Skip to content ↓
The Cambridge Primary School

The Cambridge

Primary School

Learning to Read

“There are many little ways to enlarge your child’s world. Love of books is the best of all.”

Jacqueline Kennedy Onassis

How does my child learn to read at The Cambridge Primary School?

  • Phonics lessons - your child learns the sounds the letters make, how to blend them together and the tricky words that are read by sight. Our phonics programme is Little Wandle Letters and Sounds Revised. Further Phonics information.
  • Reading practice sessions - your child works in a small group with an adult three times weekly. They read the same book (called a Phonics Reader) in each session. This book contains the sounds and tricky words they have been learning in phonics lessons. Your child focuses on a different skill each time: decoding (saying the letter sounds), prosody (expression and intonation) and comprehension (understanding what is read). Further Reading information.
  • Reading for pleasure – our aim is to enthuse your child to be excited about books and motivated to read for pleasure. Books inspire our learning and there is a daily story time. There are activities such as virtual bedtime stories, book buddies and mystery readers whilst Chatter Books gives the children the chance to talk about books and share what they enjoy reading.
  • Reading at home – your child brings home letter sounds and tricky words to learn and the Phonics Reader book they have read in the reading practice sessions. They keep the book for a few days but also have access to it as an online e-book. There is the expectation that they read it daily to develop fluency. There will be guidance from your child’s teacher in their reading record.

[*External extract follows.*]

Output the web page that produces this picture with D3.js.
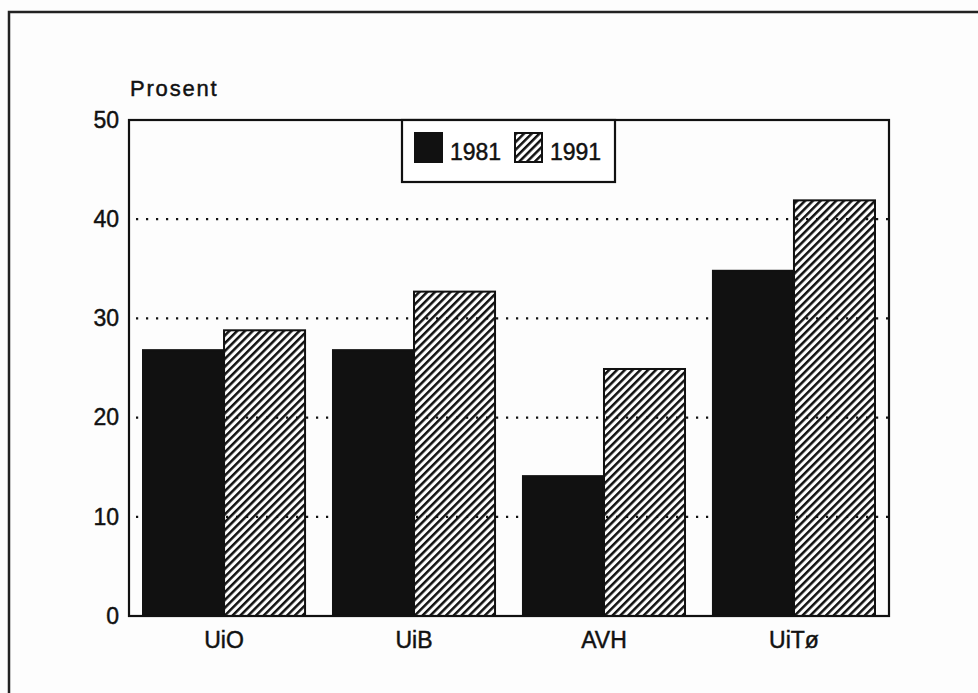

They will also bring home a Family Reader book that they can change more frequently. In order to encourage your child to become a lifelong reader, it is important that they learn to read for pleasure. The Family Reader is a book they have chosen for you to enjoy together. Please remember that you should not expect your child to read this alone. Read it to or with them. Discuss the pictures, enjoy the story, predict what might happen next, use different voices for the characters, explore the facts in a non-fiction book. The main thing is that you have fun. Children can also read books from home or the library as a family reader. Further guidance.

Top Tips

  • Make reading time fun! Play games with the letter sounds and tricky words. Find unusual places to read or make a reading den. Read to a pet or favourite toy. Remember to give them lots of praise!
  • Read little and often. We recommend 10 minutes daily.
  • Your child should be able to read their Phonics Reader book with ease, which will help them to develop confidence, fluency and see themselves as ‘a reader’. Read the book to your child if they are tired or find it challenging.
  • Encourage your child to decode unknown words using their phonic knowledge and not by guessing words or looking at the pictures. After identifying the sounds in order, run your finger under the sounds to encourage blending them together.
  • Encourage your child to learn and recognise any tricky words as they read. These are words such as ‘the’, ‘said’ and ‘what’.
  • Talk about the book together. Ask your child to tell you what happened. You could draw pictures or a comic strip to retell the story, make stick puppets, use toys or dress up and act it out.
  • Help your child understand the purpose of reading. Read recipe books, instructions for games, leaflets from day trips, comics, magazines, or a newspaper article about a favourite football team. Let your child see you reading.
  • Join the local library and encourage your child to talk about the books they are interested in.
  • Make books about things your child is interested in by cutting pictures out of magazines together. You could make up stories about your child, about when you were little, or about your child’s favourite toy.
  • Don’t forget to read to your child. It has been reported that reading to children 3-5 days per week (compared to 2 or less) has the same effect on the child’s reading skills at age 4-5 as being six months older.  Reading to them 6-7 days per week has the same effect as being almost 12 months older!1

“Children are made readers on the laps of their parents.”  

Emilie Buchwald

1 This research is a result of a partnership arrangement between the Department of Education and Early Childhood Development and the Melbourne Institute of Applied Economic and Social Research.